Friday, July 25, 2014

Two Houses.

These are two houses, and two very short stories.  

This small house is in Somerville, on Beacon Street.  




It’s brick and put together with a lot of care.  So much so that even the untrained eye can see the quality. It harkens back to very good examples of local brick work of prior centuries. 

It’s also not completed and has been under construction for a very long time.  So long in fact that one can't help but ask why.  A neighbor ventured this theory:

The house is the builder's last effort.  When he finishes it, he will retire. He can't bear this fact, and it prevents him from ever being able to complete it.  Whatever awaits him on the other side of a completed house, he does not want to meet.

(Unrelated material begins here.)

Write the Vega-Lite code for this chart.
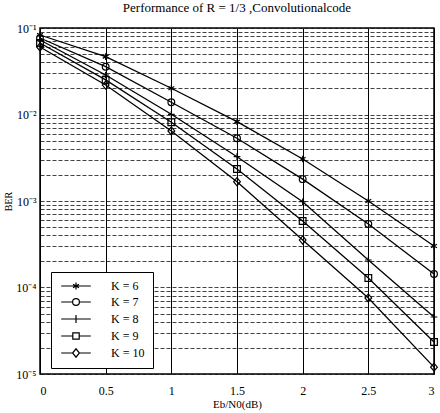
{
  "$schema": "https://vega.github.io/schema/vega-lite/v6.json",
  "width": 394,
  "height": 346,
  "autosize": {"type": "none"},
  "padding": {"left": 40, "top": 28, "right": 6, "bottom": 39},
  "background": "white",
  "config": {
    "view": {"stroke": "black", "strokeWidth": 1.5},
    "font": "Liberation Serif"
  },
  "title": {
    "text": "Performance of R = 1/3 ,Convolutionalcode",
    "fontSize": 13,
    "fontWeight": "normal",
    "font": "Liberation Serif",
    "color": "black",
    "offset": 7
  },
  "data": {
    "values": [
      {"ebn0": 0, "ber": 0.083, "code": "K = 6"},
      {"ebn0": 0.5, "ber": 0.0466, "code": "K = 6"},
      {"ebn0": 1, "ber": 0.0201, "code": "K = 6"},
      {"ebn0": 1.5, "ber": 0.00826, "code": "K = 6"},
      {"ebn0": 2, "ber": 0.00306, "code": "K = 6"},
      {"ebn0": 2.5, "ber": 0.001, "code": "K = 6"},
      {"ebn0": 3, "ber": 0.000302, "code": "K = 6"},
      {"ebn0": 0, "ber": 0.0766, "code": "K = 7"},
      {"ebn0": 0.5, "ber": 0.0357, "code": "K = 7"},
      {"ebn0": 1, "ber": 0.01384, "code": "K = 7"},
      {"ebn0": 1.5, "ber": 0.00531, "code": "K = 7"},
      {"ebn0": 2, "ber": 0.00179, "code": "K = 7"},
      {"ebn0": 2.5, "ber": 0.000542, "code": "K = 7"},
      {"ebn0": 3, "ber": 0.000143, "code": "K = 7"},
      {"ebn0": 0, "ber": 0.0727, "code": "K = 8"},
      {"ebn0": 0.5, "ber": 0.0286, "code": "K = 8"},
      {"ebn0": 1, "ber": 0.01005, "code": "K = 8"},
      {"ebn0": 1.5, "ber": 0.00325, "code": "K = 8"},
      {"ebn0": 2, "ber": 0.00098, "code": "K = 8"},
      {"ebn0": 2.5, "ber": 0.000208, "code": "K = 8"},
      {"ebn0": 3, "ber": 0.0000456, "code": "K = 8"},
      {"ebn0": 0, "ber": 0.0671, "code": "K = 9"},
      {"ebn0": 0.5, "ber": 0.0251, "code": "K = 9"},
      {"ebn0": 1, "ber": 0.00813, "code": "K = 9"},
      {"ebn0": 1.5, "ber": 0.00234, "code": "K = 9"},
      {"ebn0": 2, "ber": 0.000587, "code": "K = 9"},
      {"ebn0": 2.5, "ber": 0.000129, "code": "K = 9"},
      {"ebn0": 3, "ber": 0.0000234, "code": "K = 9"},
      {"ebn0": 0, "ber": 0.0603, "code": "K = 10"},
      {"ebn0": 0.5, "ber": 0.0219, "code": "K = 10"},
      {"ebn0": 1, "ber": 0.00645, "code": "K = 10"},
      {"ebn0": 1.5, "ber": 0.00167, "code": "K = 10"},
      {"ebn0": 2, "ber": 0.000354, "code": "K = 10"},
      {"ebn0": 2.5, "ber": 0.0000757, "code": "K = 10"},
      {"ebn0": 3, "ber": 0.000012, "code": "K = 10"}
    ]
  },
  "encoding": {
    "x": {
      "field": "ebn0",
      "type": "quantitative",
      "scale": {"domain": [0, 3], "nice": false, "zero": false},
      "axis": {
        "values": [0, 0.5, 1, 1.5, 2, 2.5, 3],
        "format": "~g",
        "grid": true,
        "gridColor": "black",
        "gridWidth": 1,
        "gridOpacity": 1,
        "domain": false,
        "ticks": false,
        "labelPadding": 11,
        "labelFontSize": 12,
        "labelColor": "black",
        "labelFont": "Liberation Serif",
        "title": "Eb/N0(dB)",
        "titleFont": "Liberation Serif",
        "titleFontSize": 11,
        "titleFontWeight": "normal",
        "titleColor": "black",
        "titlePadding": 2
      }
    },
    "y": {
      "field": "ber",
      "type": "quantitative",
      "scale": {"type": "log", "domain": [0.00001, 0.1], "nice": false},
      "axis": {
        "values": [0.00001, 0.00002, 0.00003, 0.00004, 0.00005, 0.00006, 0.00007, 0.00008, 0.00009, 0.0001, 0.0002, 0.0003, 0.0004, 0.0005, 0.0006, 0.0007, 0.0008, 0.0009, 0.001, 0.002, 0.003, 0.004, 0.005, 0.006, 0.007, 0.008, 0.009, 0.01, 0.02, 0.03, 0.04, 0.05, 0.06, 0.07, 0.08, 0.09, 0.1],
        "labelExpr": "datum.value > 0.095 ? '10⁻¹' : (abs(datum.value - 0.01) < 1e-9 ? '10⁻²' : (abs(datum.value - 0.001) < 1e-10 ? '10⁻³' : (abs(datum.value - 0.0001) < 1e-11 ? '10⁻⁴' : (abs(datum.value - 0.00001) < 1e-12 ? '10⁻⁵' : ''))))",
        "labelOverlap": false,
        "grid": true,
        "gridColor": "#111111",
        "gridDash": [4, 2],
        "gridWidth": 0.8,
        "gridOpacity": 1,
        "domain": false,
        "ticks": false,
        "labelPadding": 4,
        "labelFontSize": 12,
        "labelColor": "black",
        "labelFont": "Liberation Serif",
        "title": "BER",
        "titleFont": "Liberation Serif",
        "titleFontSize": 10,
        "titleFontWeight": "normal",
        "titleColor": "black",
        "titlePadding": 2
      }
    }
  },
  "layer": [
    {
      "mark": {"type": "line", "color": "black", "strokeWidth": 1.3},
      "encoding": {"detail": {"field": "code", "type": "nominal"}}
    },
    {
      "mark": {"type": "point", "color": "black", "filled": false, "size": 45, "strokeWidth": 1.2, "opacity": 1},
      "encoding": {
        "shape": {
          "field": "code",
          "type": "nominal",
          "scale": {
            "domain": ["K = 6", "K = 7", "K = 8", "K = 9", "K = 10"],
            "range": [
              "M0,-1V1M-0.87,-0.5L0.87,0.5M-0.87,0.5L0.87,-0.5",
              "circle",
              "M-1,0H1M0,-1V1",
              "square",
              "M-1,0L0,-1.2L1,0L0,1.2Z"
            ]
          },
          "legend": null
        }
      }
    },
    {
      "transform": [{"filter": "datum.ebn0 == 0"}],
      "mark": {"type": "point", "color": "black", "filled": false, "size": 64, "strokeWidth": 1.2, "opacity": 0},
      "encoding": {
        "shape": {
          "field": "code",
          "type": "nominal",
          "scale": {
            "domain": ["K = 6", "K = 7", "K = 8", "K = 9", "K = 10"],
            "range": [
              "M-3.7,0H3.7M0,-0.85V0.85M-0.74,-0.42L0.74,0.42M-0.74,0.42L0.74,-0.42",
              "M-3.7,0H-0.85M0.85,0H3.7M-0.85,0A0.85,0.85,0,1,1,0.85,0A0.85,0.85,0,1,1,-0.85,0",
              "M-3.7,0H3.7M0,-1V1",
              "M-3.7,0H-0.8M0.8,0H3.7M-0.8,-0.8H0.8V0.8H-0.8Z",
              "M-3.7,0H-0.85M0.85,0H3.7M-0.85,0L0,-1.05L0.85,0L0,1.05Z"
            ]
          },
          "legend": {
            "orient": "none",
            "legendX": 11,
            "legendY": 244,
            "title": null,
            "strokeColor": "black",
            "fillColor": "white",
            "padding": 8,
            "symbolOpacity": 1,
            "symbolStrokeColor": "black",
            "symbolStrokeWidth": 1.2,
            "symbolSize": 64,
            "symbolOffset": 11,
            "labelOffset": 29,
            "rowPadding": 4,
            "labelFont": "Liberation Serif",
            "labelFontSize": 12,
            "labelColor": "black"
          }
        }
      }
    }
  ],
  "resolve": {"scale": {"shape": "independent"}}
}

The Greeks had stories about people like him.  Sisyphus' task would never end.  This man has a task that he won’t ever let end.  Funny that.

In Southbridge, Massachusetts on land adjacent to a golf course sits a different house, a vacant house of quite some significance in New England architectural history.  It looks like this.



It is known as the Wells House, named for its first owner George Wells, the president of American Optical, at one time the largest manufacturer of steel eyeglasses in the United States.

It was completed in 1933, designed by Paul Wood, a young architect at Coolidge, Shepley, Bulfinch and Abbott.  It is one of the very first examples of modernism in New England, predating by five years Walter Gropius' much more famous house in Lincoln.




However, unlike the Gropius House, the Wells House is not protected by any Society of the Well-Meaning to care for its needs. It stands subject to the wear of time and the tear of the elements as its fate is bartered in the impersonal and uncaring hands of the market. This is part blessing. The house is no fossil to architecture nor has it been vacuum-sealed by the shrink-wrappers of history, the preservationists. Yet, it is also part threat. Before the roof falls in at Wells, it needs a new owner.